- Born: June 21, 1957 (age 69) Utica, New York
- Education: Mohawk Valley Community College (AAS) SUNY Potsdam (BS) Rochester Institute of Technology (MS)
- Known for: Founding and funding various high tech companies
- Notable work: Tivoli Systems
- Awards: Ernst & Young Entrepreneur of the Year Award, 1997;; Forbes Midas List of the Top 100 Technology Venture Investors, 2002;; Rochester Institute of Technology Innovation Hall of Fame, 2013.;

= Robert Fabbio =

Robert Fabbio (born June 21, 1957) is an American entrepreneur, technologist, and venture capitalist. He is best known for founding companies in and around Austin, Texas.

== Education ==
Fabbio received his AAS in chemistry from Mohawk Valley Community College, a BA in chemistry and computer science from State University of New York at Potsdam, and a MS in computer science and technology from the Rochester Institute of Technology.

== Career ==

In 1989, Fabbio founded Tivoli Systems
, creators of the Tivoli Software suite; the company was acquired by IBM in 1996. In 1991, Fabbio founded DAZEL Corporation, acquired by Hewlett-Packard in 1999. He subsequently served as a Venture Partner for Austin Ventures, and as Managing Director of TL Ventures Inc.
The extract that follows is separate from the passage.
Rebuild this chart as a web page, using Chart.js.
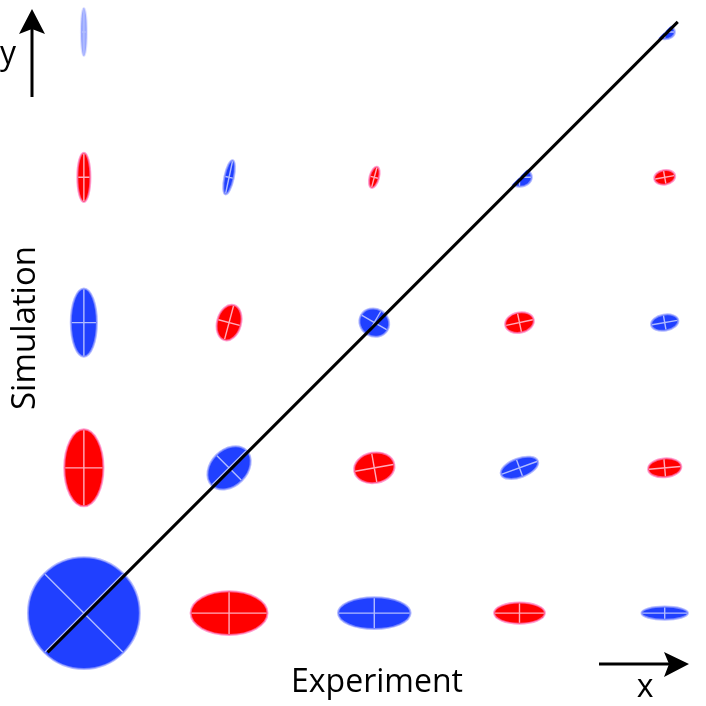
<!DOCTYPE html>
<html>
<head>
<meta charset="utf-8">
<script src="https://cdn.jsdelivr.net/npm/chart.js@4"></script>
<style>
  html, body { margin: 0; padding: 0; background: #fff; }
</style>
</head>
<body>
<canvas id="chart" width="706" height="706"></canvas>
<script>
// grid positions (column = experiment, row = simulation)
const blueX = [0, 2, 4, 1, 3, 0, 2, 4, 1, 3, 0, 4];
const blueY = [0, 0, 0, 1, 1, 2, 2, 2, 3, 3, 4, 4];
// full axis lengths (data units) and tilt of the first axis (degrees)
const blueW = [0.77, 0.50, 0.32, 0.34, 0.27, 0.18, 0.21, 0.19, 0.24, 0.17, 0.04, 0.14];
const blueH = [0.77, 0.22, 0.09, 0.25, 0.13, 0.47, 0.19, 0.11, 0.065, 0.13, 0.33, 0.10];
const blueAngle = [45, 0, 0, 45, 20, 0, -30, 10, 78, 0, 0, 0];
const blueHalf = [false, false, false, false, false, false, false, false, false, true, false, true];
const blueFaint = [false, false, false, false, false, false, false, false, false, false, true, false];

const redX = [1, 3, 0, 2, 4, 1, 3, 0, 2, 4];
const redY = [0, 0, 1, 1, 1, 2, 2, 3, 3, 3];
const redW = [0.53, 0.35, 0.27, 0.28, 0.23, 0.25, 0.20, 0.09, 0.15, 0.145];
const redH = [0.30, 0.145, 0.53, 0.21, 0.13, 0.165, 0.14, 0.34, 0.065, 0.10];
const redAngle = [0, 0, 0, 10, 5, 75, 12, 0, 75, 10];

const diagX = [-0.25, 4.09];
const diagY = [-0.27, 4.07];

function points(xs, ys) {
    return xs.map((x, i) => ({ x: x, y: ys[i] }));
}

const ellipsePlugin = {
    id: 'ellipses',
    beforeDatasetsDraw(chart) {
        const ctx = chart.ctx;
        const sx = chart.scales.x, sy = chart.scales.y;
        const unit = sx.getPixelForValue(1) - sx.getPixelForValue(0);
        chart.data.datasets.forEach(ds => {
            if (!ds.ellipse) return;
            const e = ds.ellipse;
            ds.data.forEach((p, i) => {
                const cx = sx.getPixelForValue(p.x);
                const cy = sy.getPixelForValue(p.y);
                const rx = e.w[i] * unit / 2;
                const ry = e.h[i] * unit / 2;
                const rot = -e.angle[i] * Math.PI / 180;
                ctx.save();
                if (e.half && e.half[i]) {
                    const R = Math.max(rx, ry) * 3 + 4;
                    ctx.beginPath();
                    ctx.moveTo(cx - R, cy + R);
                    ctx.lineTo(cx + R, cy - R);
                    ctx.lineTo(cx + R, cy + R);
                    ctx.closePath();
                    ctx.clip();
                }
                if (e.faint && e.faint[i]) ctx.globalAlpha = 0.45;
                ctx.filter = 'blur(0.6px)';
                ctx.beginPath();
                ctx.ellipse(cx, cy, rx, ry, rot, 0, Math.PI * 2);
                ctx.fillStyle = e.color;
                ctx.fill();
                ctx.lineWidth = 2;
                ctx.strokeStyle = e.halo;
                ctx.stroke();
                // principal axes
                ctx.filter = 'none';
                ctx.translate(cx, cy);
                ctx.rotate(rot);
                ctx.beginPath();
                ctx.moveTo(-rx + 1, 0);
                ctx.lineTo(rx - 1, 0);
                ctx.moveTo(0, -ry + 1);
                ctx.lineTo(0, ry - 1);
                ctx.lineWidth = 1.4;
                ctx.strokeStyle = e.cross;
                ctx.stroke();
                ctx.restore();
            });
        });
    },
    afterDraw(chart) {
        const ctx = chart.ctx;
        ctx.save();
        ctx.fillStyle = '#000';
        ctx.strokeStyle = '#000';
        ctx.lineWidth = 3;
        // y arrow
        ctx.beginPath();
        ctx.moveTo(32, 97);
        ctx.lineTo(32, 28);
        ctx.stroke();
        ctx.beginPath();
        ctx.moveTo(32, 9);
        ctx.lineTo(45, 34);
        ctx.lineTo(32, 29);
        ctx.lineTo(19, 34);
        ctx.closePath();
        ctx.fill();
        // x arrow
        ctx.beginPath();
        ctx.moveTo(599, 664);
        ctx.lineTo(670, 664);
        ctx.stroke();
        ctx.beginPath();
        ctx.moveTo(689, 664);
        ctx.lineTo(664, 652);
        ctx.lineTo(669, 664);
        ctx.lineTo(664, 677);
        ctx.closePath();
        ctx.fill();

        ctx.font = '32px "Open Sans"';
        ctx.textAlign = 'center';
        ctx.textBaseline = 'alphabetic';
        ctx.fillText('Experiment', 377, 692);
        ctx.fillText('x', 645, 697);
        ctx.fillText('y', 8, 64);
        ctx.font = '33px "Open Sans"';
        ctx.translate(35, 328);
        ctx.rotate(-Math.PI / 2);
        ctx.fillText('Simulation', 0, 0);
        ctx.restore();
    }
};

new Chart(document.getElementById('chart'), {
    type: 'scatter',
    data: {
        datasets: [
            {
                label: 'blue',
                data: points(blueX, blueY),
                pointRadius: 0,
                ellipse: {
                    w: blueW, h: blueH, angle: blueAngle, half: blueHalf, faint: blueFaint,
                    color: '#2040ff', halo: 'rgba(150,160,255,0.7)', cross: 'rgba(225,230,255,0.75)'
                }
            },
            {
                label: 'red',
                data: points(redX, redY),
                pointRadius: 0,
                ellipse: {
                    w: redW, h: redH, angle: redAngle,
                    color: '#ff0000', halo: 'rgba(255,120,190,0.7)', cross: 'rgba(255,215,235,0.8)'
                }
            },
            {
                type: 'line',
                label: 'diagonal',
                data: points(diagX, diagY),
                borderColor: '#000',
                borderWidth: 3,
                pointRadius: 0,
                fill: false
            }
        ]
    },
    options: {
        responsive: false,
        animation: false,
        layout: { padding: { left: 4, right: 5, top: 3, bottom: 13 } },
        plugins: {
            legend: { display: false },
            tooltip: { enabled: false }
        },
        scales: {
            x: { type: 'linear', min: -0.55, max: 4.25, display: false },
            y: { type: 'linear', min: -0.55, max: 4.2, display: false }
        }
    },
    plugins: [ellipsePlugin]
});
</script>
</body>
</html>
He founded WhiteGlove Health in 2006, and eRelevance Corporation in 2013. Fabbio is also a partner at the Capital Factory, a startup incubator in Austin, Texas.

Fabbio also led the funding and was an active-Chairman of Agere Systems.

In addition, Fabbio held senior technical and executive management positions with Cesura, VIEO, IBM, Prime Computer, Applix, and Kodak. Fabbio also served as a Rochester Institute of Technology Board of Trustees member.